2. A conduta que visa impedir ou dificultar a fiscalização está tipificada no inciso V, do art. 180, do Decreto n.º 5.153/2004. Hipótese em que não existem elementos a autorizar a desconstituição do auto de infração e da penalidade imposta pelo embaraço à fiscalização.

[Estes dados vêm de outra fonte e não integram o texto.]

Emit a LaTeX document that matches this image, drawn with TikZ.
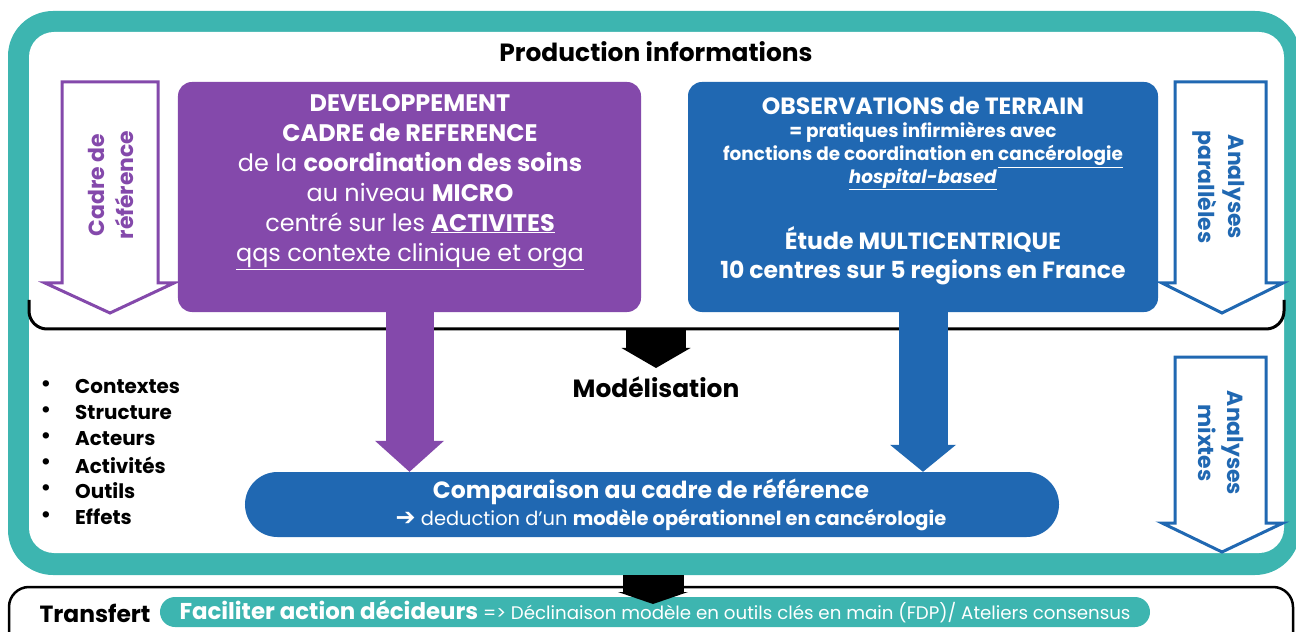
\documentclass[tikz,border=0pt]{standalone}
\usepackage{fontspec}
\setmainfont{Poppins}
\newfontfamily\arrowfont{DejaVu Sans}
\usetikzlibrary{positioning, arrows.meta, shapes.misc, calc}
\definecolor{tealband}{HTML}{3DB5B0}
\definecolor{refpurple}{HTML}{8449AB}
\definecolor{fieldblue}{HTML}{2068B2}
\tikzset{
  panel/.style    = {rectangle, rounded corners=14bp, inner sep=0pt},
  pill/.style     = {rounded rectangle, inner sep=0pt},
  boxtext/.style  = {font=\fontsize{24}{30}\selectfont, text=white, align=center, inner sep=0pt},
  boxhead/.style  = {font=\bfseries\fontsize{23.6}{29}\selectfont, text=white, align=center, inner sep=0pt},
  boxsmall/.style = {font=\bfseries\fontsize{18.5}{23}\selectfont, text=white, align=center, inner sep=0pt},
  title/.style    = {font=\bfseries\fontsize{25}{28}\selectfont, inner sep=0pt},
  listitem/.style = {font=\bfseries\fontsize{20}{22}\selectfont, inner sep=0pt, anchor=west},
  rotlabel/.style = {font=\bfseries\fontsize{22}{30}\selectfont, align=center, inner sep=0pt},
  hollow/.style   = {line width=3bp, fill=white, line join=miter},
  fat/.style n args = {3}{line width=#1, -{Triangle[width=#2 0 0, length=#3 0 0, line width=0pt 0 0]}},
}

\begin{document}
\begin{tikzpicture}[x=1bp, y=-1bp]
\useasboundingbox (0,0) rectangle (1296,632);

% Teal frame round the production part
\fill[tealband, rounded corners=45bp] (8,11) rectangle (1300,575);
\fill[white, rounded corners=25bp] (29,32) rectangle (1284,553);
\node (prod) [title] at (656,52) {Production informations};

% Separator under the two panels
\draw[line width=3bp, rounded corners=18bp] (29,300) |- (1284,329) -- (1284,300);
\coordinate (sepmid) at (656,329);

% Hollow side arrows
\draw[hollow, draw=refpurple] (62,82) -- (158,82) -- (158,283) -- (174,283) -- (110,313) -- (45,283) -- (62,283) -- cycle;
\node (cadre) [rotlabel, rotate=90, text=refpurple] at (111,185) {Cadre de\\référence};
\draw[hollow, draw=fieldblue] (1175,82) -- (1266,82) -- (1266,283) -- (1283,283) -- (1222,313) -- (1162,283) -- (1175,283) -- cycle;
\node (paral) [rotlabel, rotate=-90, text=fieldblue] at (1219,187) {Analyses\\parallèles};
\draw[hollow, draw=fieldblue] (1175,357) -- (1266,357) -- (1266,523) -- (1283,523) -- (1222,552) -- (1162,523) -- (1175,523) -- cycle;
\node (mixtes) [rotlabel, rotate=-90, text=fieldblue] at (1221,443) {Analyses\\mixtes};

% Reference framework panel (left)
\node (dev) [panel, fill=refpurple, minimum width=463bp, minimum height=230bp] at (409.5,197) {};
\node (devtxt) [boxtext] at (410,182) {\textbf{DEVELOPPEMENT}\\ \textbf{CADRE de REFERENCE}\\ de la \textbf{coordination des soins}\\ au niveau \textbf{MICRO}\\ centré sur les \underline{\textbf{ACTIVITES}}\\ \underline{qqs contexte clinique et orga}};

% Field observation panel (right)
\node (obs) [panel, fill=fieldblue, minimum width=470bp, minimum height=230bp] at (923,197) {};
\node (obshead) [boxhead] at (923,106) {OBSERVATIONS de TERRAIN};
\node (obssub) [boxsmall] at (923,156) {= pratiques infirmières avec\\ fonctions de coordination en \underline{cancérologie}\\ \underline{\textit{hospital-based}}};
\node (obsmulti) [boxhead] at (923,255.5) {Étude MULTICENTRIQUE\\ 10 centres sur 5 regions en France};

% Modelling step
\coordinate (modtip) at (656,368);
\draw[fat={60bp}{69bp}{20bp}] (sepmid) -- (modtip);
\node (model) [title] at (656,387) {Modélisation};

% Dimensions list
\foreach \name [count=\i] in {Contextes, Structure, Acteurs, Activités, Outils, Effets} {
  \node (bul\i) [font=\fontsize{26}{26}\selectfont] at (46, 360+26.2*\i) {\textbullet};
  \node (item\i) [listitem] at (75, 360+26.2*\i) {\name};
}

% Comparison pill
\node (comp) [pill, fill=fieldblue, minimum width=814bp, minimum height=65bp] at (652,504.5) {};
\node (comphead) [boxhead] at (651,492) {Comparaison au cadre de référence};
\node (compsub) [text=white, inner sep=0pt, font=\fontsize{19.5}{22}\selectfont] at (671,520) {{\arrowfont\bfseries\fontsize{24}{22}\selectfont ➔} deduction d'un \textbf{modèle opérationnel en cancérologie}};
\draw[draw=refpurple, fat={48bp}{69bp}{31bp}] (dev.south) -- (dev.south |- comp.north);
\draw[draw=fieldblue, fat={49bp}{66bp}{27bp}] (obs.south) -- (obs.south |- comp.north);

% Transfer band
\draw[line width=2.5bp, rounded corners=20bp] (9,587) rectangle (1293,660);
\node (transf) [title, font=\bfseries\fontsize{23.5}{28}\selectfont] at (95,613) {Transfert};
\node (fac) [pill, fill=tealband, text=white, minimum width=990bp, minimum height=30bp] at (655,612) {\fontsize{23}{24}\selectfont\bfseries Faciliter action décideurs \fontsize{18.3}{20}\selectfont\mdseries => Déclinaison modèle en outils clés en main (FDP)/ Ateliers consensus};
\coordinate (teallow) at (653,575);
\coordinate (transtop) at (653,604);
\draw[fat={61bp}{70bp}{12bp}] (teallow) -- (transtop);

\end{tikzpicture}
\end{document}
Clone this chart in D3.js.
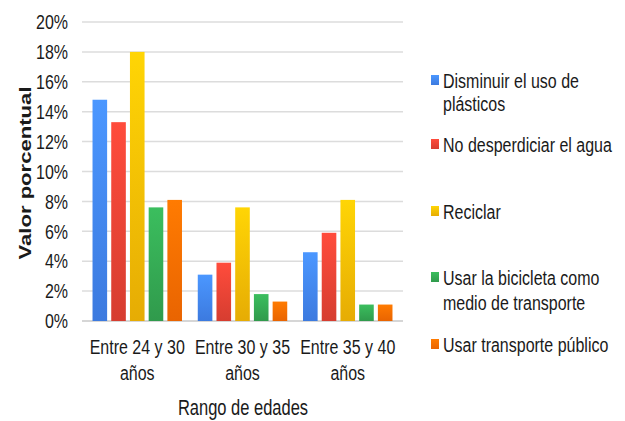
<!DOCTYPE html>
<html><head><meta charset="utf-8">
<script src="https://cdn.jsdelivr.net/npm/d3@7"></script>
<style>body{margin:0;background:#fff}svg{display:block}text{font-family:"Liberation Sans",Arial,sans-serif;fill:#1a1a1a}</style>
</head><body><svg id="c" width="625" height="421"></svg>
<script>
const categories = [["Entre 24 y 30","años"],["Entre 30 y 35","años"],["Entre 35 y 40","años"]];
const seriesNames = [["Disminuir el uso de","plásticos"],["No desperdiciar el agua"],["Reciclar"],["Usar la bicicleta como","medio de transporte"],["Usar transporte público"]];
const seriesColors = ["#4285F4","#EA4335","#FBBC04","#34A853","#FF6D01"];
const disminuir = [14.8, 3.1, 4.6];
const noDesperdiciar = [13.3, 3.9, 5.9];
const reciclar = [18.0, 7.6, 8.1];
const bicicleta = [7.6, 1.8, 1.1];
const transporte = [8.1, 1.3, 1.1];
const yTicks = [0,2,4,6,8,10,12,14,16,18,20];
const series = [disminuir, noDesperdiciar, reciclar, bicicleta, transporte];

const svg = d3.select("#c");
const SY = 1.3;
const m = {left:82, right:403, top:22, bottom:321};
const x0 = d3.scaleBand().domain(d3.range(categories.length)).range([m.left, m.right]).paddingInner(0.15).paddingOuter(0.1);
const x1 = d3.scaleBand().domain(d3.range(series.length)).range([0, x0.bandwidth()]).paddingInner(0.22);
const y = d3.scaleLinear().domain([0,20]).range([m.bottom, m.top]);

function txt(g, s, x, yy, opts={}) {
  return g.append("text").attr("transform", `translate(${x},${yy}) scale(1,${SY})`)
    .attr("text-anchor", opts.anchor||"start").attr("dominant-baseline","central")
    .attr("font-size", opts.size||16).attr("font-weight", opts.weight||"normal").text(s);
}

const defs = svg.append("defs");
seriesColors.forEach((c,i)=>{
  const gr = defs.append("linearGradient").attr("id","g"+i).attr("x1",0).attr("y1",0).attr("x2",0).attr("y2",1);
  gr.append("stop").attr("offset","0%").attr("stop-color", d3.color(c).brighter(0.35));
  gr.append("stop").attr("offset","100%").attr("stop-color", d3.color(c).darker(0.25));
});

// grid
const grid = svg.append("g");
yTicks.forEach(t=>{
  grid.append("line").attr("x1",m.left).attr("x2",m.right).attr("y1",y(t)).attr("y2",y(t))
    .attr("stroke", t===0 ? "#c8c8c8" : "#dcdcdc").attr("stroke-width",1.5);
  txt(svg, t+"%", 68, y(t), {anchor:"end"});
});

// bars
const bars = svg.append("g");
categories.forEach((c,ci)=>{
  series.forEach((s,si)=>{
    bars.append("rect").attr("x", x0(ci)+x1(si)).attr("width", x1.bandwidth())
      .attr("y", y(s[ci])).attr("height", y(0)-y(s[ci])).attr("fill", `url(#g${si})`);
  });
  const cx = x0(ci)+x0.bandwidth()/2;
  txt(svg, c[0], cx, 347, {anchor:"middle"});
  txt(svg, c[1], cx, 373, {anchor:"middle"});
});

// axis titles
txt(svg, "Rango de edades", 243, 408, {anchor:"middle", size:16.5});
svg.append("text").attr("transform", `translate(25,173) rotate(-90) scale(${SY},1)`)
  .attr("text-anchor","middle").attr("dominant-baseline","central")
  .attr("font-size",17).attr("font-weight","bold").text("Valor porcentual");

// legend
const legY = [[81,104],[145],[212],[278,303],[345]];
seriesNames.forEach((n,i)=>{
  svg.append("rect").attr("x",431).attr("y",legY[i][0]-6).attr("width",8).attr("height",10).attr("fill",`url(#g${i})`);
  n.forEach((line,li)=> txt(svg, line, 443, legY[i][li]));
});
</script></body></html>
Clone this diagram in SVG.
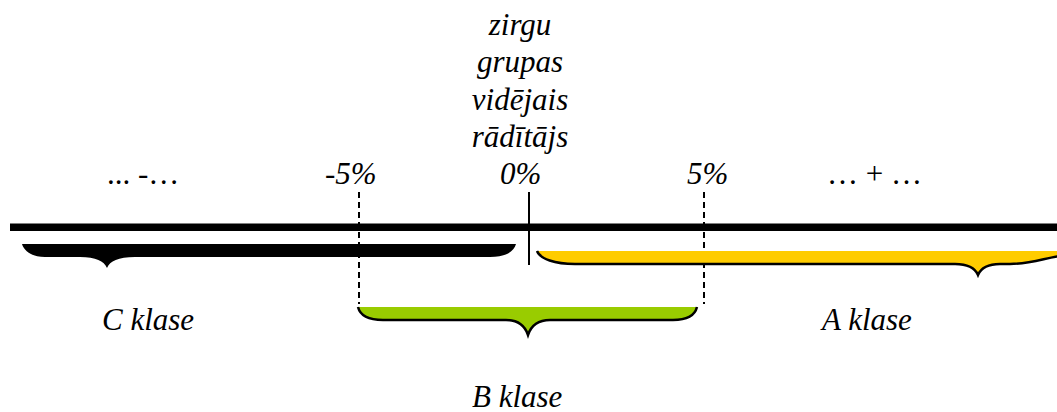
<svg xmlns="http://www.w3.org/2000/svg" width="1057" height="412" viewBox="0 0 1057 412">
<style>
.dash{stroke:#000;stroke-width:2;stroke-dasharray:6 4;fill:none}
.edge{fill:none;stroke:#000;stroke-width:2.5}
</style>
<rect width="1057" height="412" fill="#fff"/>
<g id="axis">
<rect x="10" y="223.5" width="1047" height="7.5" fill="#000"/>
<line x1="529" y1="192" x2="529" y2="265" stroke="#000" stroke-width="2"/>
</g>
<g id="connectors">
<line class="dash" x1="359" y1="192" x2="359" y2="304"/>
<line class="dash" x1="704" y1="192" x2="704" y2="304"/>
</g>
<g id="title" font-size="31" font-style="italic">
<text x="520" y="35" text-anchor="middle" font-family="Times New Roman">zirgu</text>
<text x="520" y="72" text-anchor="middle" font-family="Times New Roman">grupas</text>
<text x="520" y="110" text-anchor="middle" font-family="Times New Roman">vidējais</text>
<text x="520" y="147" text-anchor="middle" font-family="Times New Roman">rādītājs</text>
</g>
<g id="ticks" font-size="31">
<text x="107" y="184" font-family="Times New Roman">... -…</text>
<text x="325" y="184" font-style="italic" font-family="Times New Roman">-5%</text>
<text x="500" y="184" font-style="italic" font-family="Times New Roman">0%</text>
<text x="687" y="184" font-style="italic" font-family="Times New Roman">5%</text>
<text x="827" y="184" font-family="Times New Roman">… + …</text>
</g>
<g id="classC" font-size="31" font-style="italic">
<path d="M 22,244 L 516,244 C 514,252 505,257 490,257 L 135,257 C 118,257 110,261 107,268 C 104,261 96,257 80,257 L 45,257 C 32,257 24,251 22,244 Z" fill="#000"/>
<text x="102" y="330" font-family="Times New Roman">C klase</text>
</g>
<g id="classA" font-size="31" font-style="italic">
<path d="M 537,251 L 1060,251 L 1060,256 C 1045,258 1030,264 1010,264 L 1000,264 C 988,264 981,268 978,275 C 975,268 968,264 955,264 L 575,264 C 555,264 540,259 537,251 Z" fill="#FFCC00"/>
<path class="edge" d="M 537,251 C 540,259 555,264 575,264 L 955,264 C 968,264 975,268 978,275 C 981,268 988,264 1000,264 L 1010,264 C 1030,264 1045,258 1060,256"/>
<text x="822" y="330" font-family="Times New Roman">A klase</text>
</g>
<g id="classB" font-size="31" font-style="italic">
<path d="M 358,307 L 697,307 C 695,315 688,320 673,320 L 550,320 C 537,320 531,326 528,335 C 525,326 519,320 506,320 L 383,320 C 368,320 360,315 358,307 Z" fill="#99CC00"/>
<path class="edge" d="M 358,307 C 360,315 368,320 383,320 L 506,320 C 519,320 525,326 528,335 C 531,326 537,320 550,320 L 673,320 C 688,320 695,315 697,307"/>
<text x="472" y="407" font-family="Times New Roman">B klase</text>
</g>
</svg>
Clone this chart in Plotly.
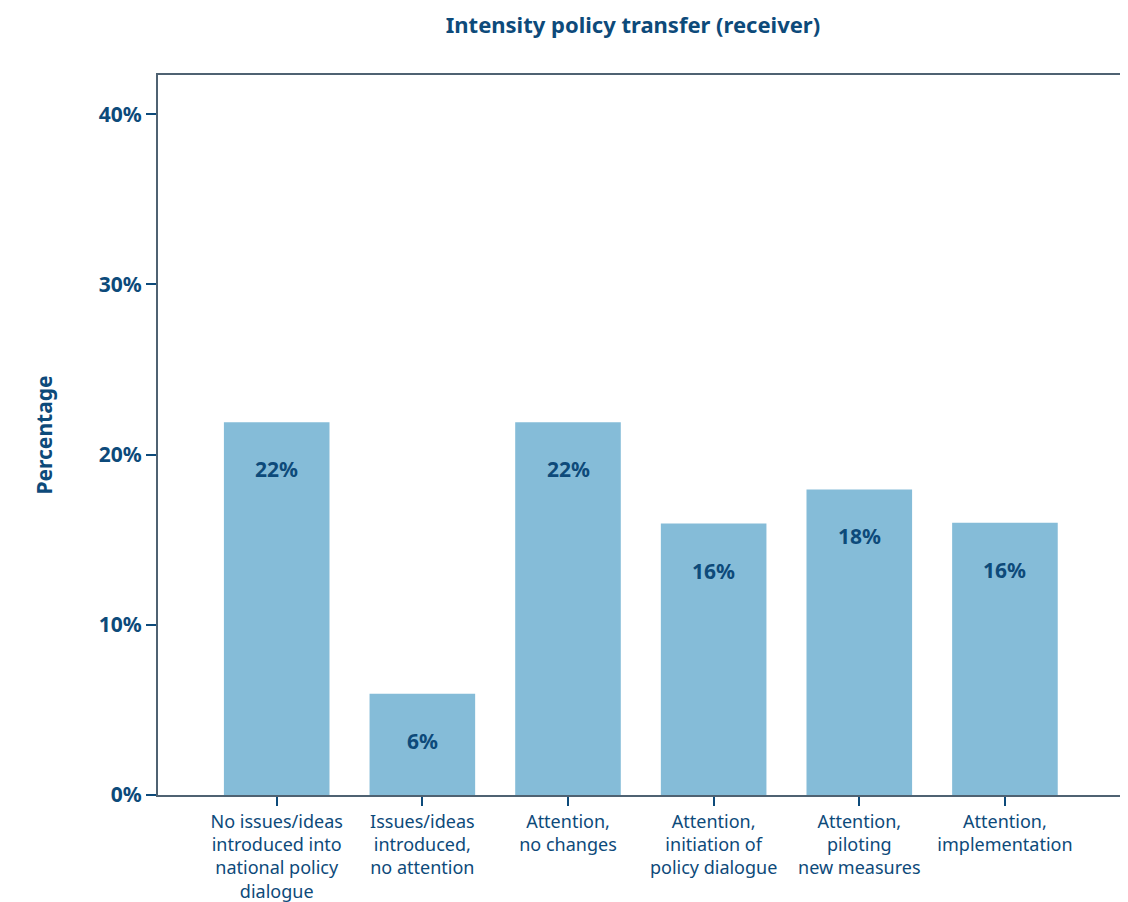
import plotly.graph_objects as go

categories = [
    "No issues/ideas<br>introduced into<br>national policy<br>dialogue",
    "Issues/ideas<br>introduced,<br>no attention",
    "Attention,<br>no changes",
    "Attention,<br>initiation of<br>policy dialogue",
    "Attention,<br>piloting<br>new measures",
    "Attention,<br>implementation",
]
values = [21.9, 5.95, 21.9, 15.95, 17.95, 16.0]
labels = ["22%", "6%", "22%", "16%", "18%", "16%"]
y_ticks = [0, 10, 20, 30, 40]
y_tick_text = ["0%", "10%", "20%", "30%", "40%"]

DARK = "#0d4a7a"
FONT = "Noto Sans"

fig = go.Figure()
fig.add_trace(go.Bar(
    x=categories, y=values,
    marker=dict(color="#85bcd8", line=dict(width=0)),
    width=0.725,
    hoverinfo="skip",
))

for c, v, t in zip(categories, values, labels):
    fig.add_annotation(
        x=c, y=v, text=f"<b>{t}</b>", showarrow=False,
        yshift=-47, yanchor="middle",
        font=dict(family=FONT, size=21, color=DARK),
    )

fig.update_layout(
    width=1120, height=894,
    paper_bgcolor="white", plot_bgcolor="white",
    margin=dict(l=150, r=8, t=67, b=107),
    showlegend=False,
    title=dict(
        text="<b>Intensity policy transfer (receiver)</b>",
        x=0.558, xanchor="center", y=0.981, yanchor="middle",
        font=dict(family=FONT, size=22, color=DARK),
    ),
    font=dict(family=FONT, color=DARK),
)
fig.update_xaxes(
    range=[-0.815, 5.79], automargin=False,
    showline=True, mirror=True, linecolor="#4f6272", linewidth=2,
    ticks="outside", ticklen=9, tickwidth=2, tickcolor=DARK,
    tickfont=dict(family=FONT, size=18, color=DARK),
    showgrid=False, zeroline=False,
)
fig.update_yaxes(
    range=[0, 42.3], automargin=False,
    tickvals=y_ticks, ticktext=[f"<b>{t}</b>" for t in y_tick_text],
    showline=True, mirror=True, linecolor="#4f6272", linewidth=2,
    ticks="outside", ticklen=10, tickwidth=2, tickcolor=DARK,
    tickfont=dict(family=FONT, size=21, color=DARK),
    showgrid=False, zeroline=False,
    title=dict(text="<b>Percentage</b>", font=dict(family=FONT, size=21, color=DARK), standoff=40),
)

fig.write_html("out.html")
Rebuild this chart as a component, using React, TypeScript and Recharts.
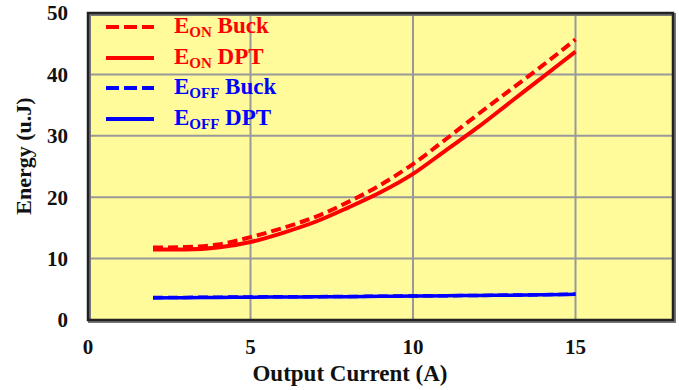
import React from "react";
import {
  LineChart, Line, XAxis, YAxis, CartesianGrid, ReferenceArea, Legend,
} from "recharts";

// Switching energy vs output current, sampled at 1 A steps
const current = [2, 3, 4, 5, 6, 7, 8, 9, 10, 11, 12, 13, 14, 15];
const eonBuck = [11.8, 11.9, 12.3, 13.5, 15.0, 16.8, 19.2, 22.0, 25.4, 29.4, 33.5, 37.5, 41.5, 45.7];
const eonDpt = [11.5, 11.5, 11.8, 12.7, 14.2, 16.0, 18.3, 20.8, 23.8, 27.6, 31.4, 35.5, 39.6, 43.7];
const eoffBuck = [3.65, 3.68, 3.72, 3.75, 3.78, 3.8, 3.83, 3.87, 3.92, 3.96, 4.0, 4.06, 4.12, 4.22];
const eoffDpt = [3.6, 3.63, 3.68, 3.72, 3.75, 3.78, 3.8, 3.85, 3.9, 3.95, 4.0, 4.05, 4.1, 4.2];

const xTicks = [0, 5, 10, 15];
const yTicks = [0, 10, 20, 30, 40, 50];

const legendItems = [
  { main: "E", sub: "ON", rest: " Buck", color: "#ff0000", dash: "13 5" },
  { main: "E", sub: "ON", rest: " DPT", color: "#ff0000", dash: undefined },
  { main: "E", sub: "OFF", rest: " Buck", color: "#0000ff", dash: "13 5" },
  { main: "E", sub: "OFF", rest: " DPT", color: "#0000ff", dash: undefined },
];

const data = current.map((x, i) => ({
  x,
  eonBuck: eonBuck[i],
  eonDpt: eonDpt[i],
  eoffBuck: eoffBuck[i],
  eoffDpt: eoffDpt[i],
}));

const FONT = "'Liberation Serif', 'Times New Roman', serif";
const tickStyle = { fontSize: 21, fontWeight: 700, fill: "#111", fontFamily: FONT };

function LegendBox() {
  return (
    <div style={{ fontFamily: FONT, fontWeight: 700, fontSize: 23 }}>
      {legendItems.map((it, i) => (
        <div key={i} style={{ display: "flex", alignItems: "center", height: 30.5 }}>
          <svg width={50} height={10} style={{ marginRight: 19 }}>
            <line x1={1} y1={5} x2={49} y2={5} stroke={it.color} strokeWidth={4} strokeDasharray={it.dash} />
          </svg>
          <span style={{ color: it.color, whiteSpace: "nowrap" }}>
            {it.main}
            <sub style={{ fontSize: 15, verticalAlign: -4 }}>{it.sub}</sub>
            {it.rest}
          </span>
        </div>
      ))}
    </div>
  );
}

export default function App() {
  return (
    <div style={{ position: "absolute", left: 0, top: 0, width: 679, height: 390, background: "#fff" }}>
      <LineChart width={679} height={390} data={data} margin={{ top: 13, right: 6, bottom: 20, left: 28 }}>
        <CartesianGrid fill="#fffa9a" stroke="#999" strokeWidth={2} />
        <XAxis
          type="number"
          dataKey="x"
          domain={[0, 18]}
          ticks={xTicks}
          height={50}
          tick={tickStyle}
          tickSize={0}
          tickMargin={19}
          axisLine={false}
          tickLine={false}
          label={() => (
            <text x={350} y={381} textAnchor="middle" style={{ ...tickStyle, fontSize: 23 }} fill="#111">
              Output Current (A)
            </text>
          )}
        />
        <YAxis
          type="number"
          domain={[0, 50]}
          ticks={yTicks}
          width={60}
          tick={tickStyle}
          tickSize={0}
          tickMargin={20}
          axisLine={false}
          tickLine={false}
          label={() => (
            <text
              x={31}
              y={156}
              textAnchor="middle"
              transform="rotate(-90 31 156)"
              style={{ ...tickStyle, fontSize: 22 }}
              fill="#111"
            >
              Energy (u.J)
            </text>
          )}
        />
        {/* plot frame with a slight drop shadow on the right and bottom */}
        <ReferenceArea x1={0} x2={18} y1={0} y2={50} fill="none" stroke="#777" strokeWidth={3}
          ifOverflow="visible" transform="translate(1.5 1.5)" />
        <ReferenceArea x1={0} x2={18} y1={0} y2={50} fill="none" stroke="#222" strokeWidth={2.5} ifOverflow="visible" />
        <Line type="monotone" dataKey="eoffBuck" stroke="#0000ff" strokeWidth={3.5} strokeDasharray="10 5" dot={false} isAnimationActive={false} />
        <Line type="monotone" dataKey="eoffDpt" stroke="#0000ff" strokeWidth={3.5} dot={false} isAnimationActive={false} />
        <Line type="monotone" dataKey="eonBuck" stroke="#ff0000" strokeWidth={4} strokeDasharray="10 5" dot={false} isAnimationActive={false} />
        <Line type="monotone" dataKey="eonDpt" stroke="#ff0000" strokeWidth={4} dot={false} isAnimationActive={false} />
        <Legend
          layout="vertical"
          align="center"
          verticalAlign="middle"
          wrapperStyle={{ left: 105, top: 12, width: 220 }}
          content={() => <LegendBox />}
        />
      </LineChart>
    </div>
  );
}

3. A reincidência está prevista no artigo 202, parágrafo único, do Decreto 5.153/2004, por meio do qual se extrai que, para a caracterização da reincidência administrativa no caso em exame, é necessário que o administrado cometa outra infração depois de decisão administrativa final condenatória e, nos casos de infrações relativas aos atributos especificados no parágrafo único, além do requisito anterior, tenham sido praticados atos diversos dentro do mesmo ano civil. Caso em que a autuação mais recente (auto de infração nº 001/1921/SC-2008) envolveu práticas ilícitas dos anos de 2004, 2005, 2006, 2007 e 2008, enquanto que a autuação anterior (auto de infração nº 52/2007) se deu em junho/2007, envolvendo também atos praticados em anos constantes da autuação mais recente, o que caracterizaria a reincidência.
ACÓRDÃO
Vistos e relatados estes autos em que são partes as acima indicadas, decide a Egrégia 3ª Turma do Tribunal Regional Federal da 4ª Região, por unanimidade, negar provimento à apelação, nos termos do relatório, votos e notas taquigráficas que ficam fazendo parte integrante do presente julgado.
Porto Alegre, 24 de janeiro de 2017.